*** Supplied information ***

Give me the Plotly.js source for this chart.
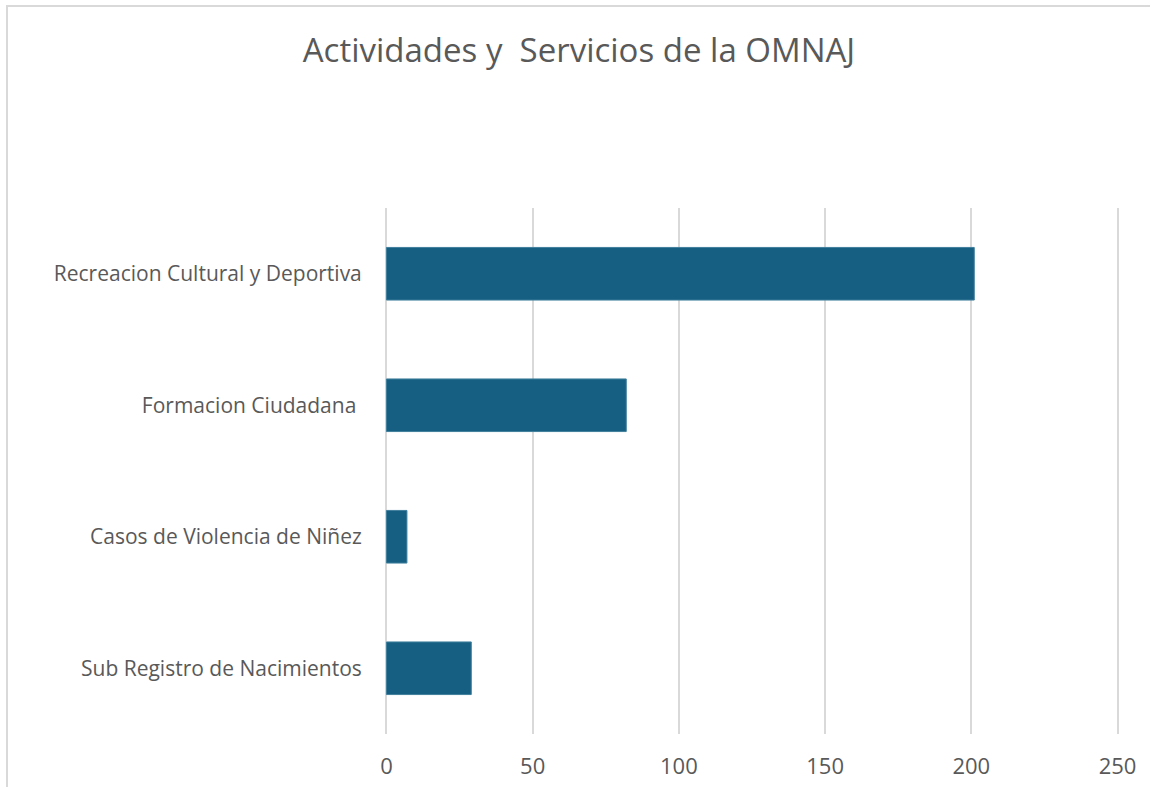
<!DOCTYPE html>
<html>
<head>
<meta charset="utf-8">
<script src="https://cdn.plot.ly/plotly-3.0.1.min.js"></script>
<style>html,body{margin:0;padding:0;background:#fff;}#chart{width:1150px;height:787px;}</style>
</head>
<body>
<div id="chart"></div>
<script>
const categories = ["Recreacion Cultural y Deportiva", "Formacion Ciudadana ", "Casos de Violencia de Niñez", "Sub Registro de Nacimientos"];
const values = [201, 82, 7, 29];
const xTicks = [0, 50, 100, 150, 200, 250];
const chartTitle = "Actividades y  Servicios de la OMNAJ";

const textColor = "#595959";
const fontFamily = "'Open Sans', Lato, sans-serif";

const trace = {
  type: "bar",
  orientation: "h",
  y: categories,
  x: values,
  marker: { color: "#175f82", line: { color: "#3f7f9c", width: 1 } },
  hoverinfo: "x+y"
};

const layout = {
  width: 1150,
  height: 787,
  margin: { l: 385, r: 31, t: 208, b: 53 },
  paper_bgcolor: "#ffffff",
  plot_bgcolor: "#ffffff",
  title: {
    text: chartTitle,
    font: { family: fontFamily, size: 33, color: textColor },
    x: 579 / 1150, xref: "container", xanchor: "center",
    y: 1 - 50 / 787, yref: "container", yanchor: "middle"
  },
  bargap: 0.6,
  showlegend: false,
  xaxis: {
    range: [-0.5, 250.5],
    tickvals: xTicks,
    ticktext: xTicks.map(String),
    showgrid: true,
    gridcolor: "#d9d9d9",
    gridwidth: 2,
    zeroline: false,
    showline: false,
    ticks: "outside",
    ticklen: 13,
    tickcolor: "rgba(0,0,0,0)",
    tickfont: { family: fontFamily, size: 22, color: textColor },
    fixedrange: true
  },
  yaxis: {
    type: "category",
    categoryorder: "array",
    categoryarray: categories.slice().reverse(),
    autorange: true,
    showgrid: false,
    zeroline: false,
    showline: false,
    ticks: "outside",
    ticklen: 18,
    tickcolor: "rgba(0,0,0,0)",
    tickfont: { family: fontFamily, size: 21, color: textColor },
    fixedrange: true
  },
  shapes: [
    {
      type: "rect", xref: "paper", yref: "paper", layer: "below",
      x0: (7 - 385) / 734, x1: 1.2,
      y0: -0.3, y1: (734 - 6) / 526,
      line: { color: "#d9d9d9", width: 2 },
      fillcolor: "rgba(0,0,0,0)"
    }
  ]
};

Plotly.newPlot("chart", [trace], layout, { displayModeBar: false, staticPlot: true });
</script>
</body>
</html>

***

• _What the task requires_: Set every line down exactly as written, leaving each picture out.

• _Final result_:
Give me the Plotly.js source for this chart.
<!DOCTYPE html>
<html>
<head>
<meta charset="utf-8">
<script src="https://cdn.plot.ly/plotly-3.0.1.min.js"></script>
<style>html,body{margin:0;padding:0;background:#fff;}#chart{width:1150px;height:787px;}</style>
</head>
<body>
<div id="chart"></div>
<script>
const categories = ["Recreacion Cultural y Deportiva", "Formacion Ciudadana ", "Casos de Violencia de Niñez", "Sub Registro de Nacimientos"];
const values = [201, 82, 7, 29];
const xTicks = [0, 50, 100, 150, 200, 250];
const chartTitle = "Actividades y  Servicios de la OMNAJ";

const textColor = "#595959";
const fontFamily = "'Open Sans', Lato, sans-serif";

const trace = {
  type: "bar",
  orientation: "h",
  y: categories,
  x: values,
  marker: { color: "#175f82", line: { color: "#3f7f9c", width: 1 } },
  hoverinfo: "x+y"
};

const layout = {
  width: 1150,
  height: 787,
  margin: { l: 385, r: 31, t: 208, b: 53 },
  paper_bgcolor: "#ffffff",
  plot_bgcolor: "#ffffff",
  title: {
    text: chartTitle,
    font: { family: fontFamily, size: 33, color: textColor },
    x: 579 / 1150, xref: "container", xanchor: "center",
    y: 1 - 50 / 787, yref: "container", yanchor: "middle"
  },
  bargap: 0.6,
  showlegend: false,
  xaxis: {
    range: [-0.5, 250.5],
    tickvals: xTicks,
    ticktext: xTicks.map(String),
    showgrid: true,
    gridcolor: "#d9d9d9",
    gridwidth: 2,
    zeroline: false,
    showline: false,
    ticks: "outside",
    ticklen: 13,
    tickcolor: "rgba(0,0,0,0)",
    tickfont: { family: fontFamily, size: 22, color: textColor },
    fixedrange: true
  },
  yaxis: {
    type: "category",
    categoryorder: "array",
    categoryarray: categories.slice().reverse(),
    autorange: true,
    showgrid: false,
    zeroline: false,
    showline: false,
    ticks: "outside",
    ticklen: 18,
    tickcolor: "rgba(0,0,0,0)",
    tickfont: { family: fontFamily, size: 21, color: textColor },
    fixedrange: true
  },
  shapes: [
    {
      type: "rect", xref: "paper", yref: "paper", layer: "below",
      x0: (7 - 385) / 734, x1: 1.2,
      y0: -0.3, y1: (734 - 6) / 526,
      line: { color: "#d9d9d9", width: 2 },
      fillcolor: "rgba(0,0,0,0)"
    }
  ]
};

Plotly.newPlot("chart", [trace], layout, { displayModeBar: false, staticPlot: true });
</script>
</body>
</html>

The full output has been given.